**Given request:**
Copy verbatim the material from its first line to the line that holds "return fig.add_axes([left /", including that line.

**Data extract:**
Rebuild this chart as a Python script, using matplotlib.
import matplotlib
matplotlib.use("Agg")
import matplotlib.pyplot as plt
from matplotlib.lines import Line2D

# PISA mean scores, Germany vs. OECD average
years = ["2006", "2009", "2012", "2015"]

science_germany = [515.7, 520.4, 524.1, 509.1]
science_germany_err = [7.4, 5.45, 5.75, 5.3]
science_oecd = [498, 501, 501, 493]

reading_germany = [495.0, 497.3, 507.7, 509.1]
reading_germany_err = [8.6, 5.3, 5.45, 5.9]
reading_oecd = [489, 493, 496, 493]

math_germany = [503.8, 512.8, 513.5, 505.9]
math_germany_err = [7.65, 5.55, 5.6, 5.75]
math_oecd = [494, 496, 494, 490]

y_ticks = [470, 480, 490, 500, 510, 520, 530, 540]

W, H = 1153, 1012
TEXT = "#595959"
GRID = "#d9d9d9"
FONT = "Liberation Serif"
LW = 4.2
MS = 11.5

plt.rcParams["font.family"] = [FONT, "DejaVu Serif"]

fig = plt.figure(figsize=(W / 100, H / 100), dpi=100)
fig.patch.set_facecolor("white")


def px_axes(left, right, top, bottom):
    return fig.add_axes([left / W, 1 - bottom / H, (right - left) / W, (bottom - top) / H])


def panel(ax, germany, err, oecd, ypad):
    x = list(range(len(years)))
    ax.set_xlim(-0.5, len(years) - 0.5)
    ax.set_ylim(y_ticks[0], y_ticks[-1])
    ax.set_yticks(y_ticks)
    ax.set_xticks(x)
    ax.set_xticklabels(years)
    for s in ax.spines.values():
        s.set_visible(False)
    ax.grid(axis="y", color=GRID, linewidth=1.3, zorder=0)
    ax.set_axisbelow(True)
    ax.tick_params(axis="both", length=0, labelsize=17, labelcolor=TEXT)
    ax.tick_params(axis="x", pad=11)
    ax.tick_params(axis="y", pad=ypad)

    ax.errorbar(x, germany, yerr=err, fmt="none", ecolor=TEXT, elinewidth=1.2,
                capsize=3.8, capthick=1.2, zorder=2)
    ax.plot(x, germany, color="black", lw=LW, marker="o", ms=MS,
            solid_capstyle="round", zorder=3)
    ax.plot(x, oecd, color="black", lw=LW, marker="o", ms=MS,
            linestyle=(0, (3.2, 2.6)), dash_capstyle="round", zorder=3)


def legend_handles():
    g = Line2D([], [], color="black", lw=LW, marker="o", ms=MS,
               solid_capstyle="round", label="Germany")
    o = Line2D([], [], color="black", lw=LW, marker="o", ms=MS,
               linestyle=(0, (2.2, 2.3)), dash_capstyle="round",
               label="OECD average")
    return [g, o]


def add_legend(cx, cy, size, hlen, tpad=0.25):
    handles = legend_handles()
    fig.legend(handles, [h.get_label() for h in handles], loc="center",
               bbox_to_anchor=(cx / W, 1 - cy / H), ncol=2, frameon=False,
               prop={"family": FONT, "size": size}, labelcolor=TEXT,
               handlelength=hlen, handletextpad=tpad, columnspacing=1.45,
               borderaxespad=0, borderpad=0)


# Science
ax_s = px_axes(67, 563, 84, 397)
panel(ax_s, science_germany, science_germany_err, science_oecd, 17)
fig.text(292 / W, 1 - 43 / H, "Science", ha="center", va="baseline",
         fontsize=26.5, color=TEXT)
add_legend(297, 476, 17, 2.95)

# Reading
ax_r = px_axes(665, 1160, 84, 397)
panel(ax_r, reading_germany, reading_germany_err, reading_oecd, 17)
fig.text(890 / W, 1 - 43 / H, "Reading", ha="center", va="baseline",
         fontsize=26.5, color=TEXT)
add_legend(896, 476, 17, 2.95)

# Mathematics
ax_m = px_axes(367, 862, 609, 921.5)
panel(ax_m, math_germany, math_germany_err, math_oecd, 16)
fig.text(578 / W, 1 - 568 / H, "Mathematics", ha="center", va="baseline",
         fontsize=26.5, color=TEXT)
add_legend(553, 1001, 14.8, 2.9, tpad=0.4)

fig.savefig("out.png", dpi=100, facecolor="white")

**Reply to the task:**
Rebuild this chart as a Python script, using matplotlib.
import matplotlib
matplotlib.use("Agg")
import matplotlib.pyplot as plt
from matplotlib.lines import Line2D

# PISA mean scores, Germany vs. OECD average
years = ["2006", "2009", "2012", "2015"]

science_germany = [515.7, 520.4, 524.1, 509.1]
science_germany_err = [7.4, 5.45, 5.75, 5.3]
science_oecd = [498, 501, 501, 493]

reading_germany = [495.0, 497.3, 507.7, 509.1]
reading_germany_err = [8.6, 5.3, 5.45, 5.9]
reading_oecd = [489, 493, 496, 493]

math_germany = [503.8, 512.8, 513.5, 505.9]
math_germany_err = [7.65, 5.55, 5.6, 5.75]
math_oecd = [494, 496, 494, 490]

y_ticks = [470, 480, 490, 500, 510, 520, 530, 540]

W, H = 1153, 1012
TEXT = "#595959"
GRID = "#d9d9d9"
FONT = "Liberation Serif"
LW = 4.2
MS = 11.5

plt.rcParams["font.family"] = [FONT, "DejaVu Serif"]

fig = plt.figure(figsize=(W / 100, H / 100), dpi=100)
fig.patch.set_facecolor("white")


def px_axes(left, right, top, bottom):
    return fig.add_axes([left / W, 1 - bottom / H, (right - left) / W, (bottom - top) / H])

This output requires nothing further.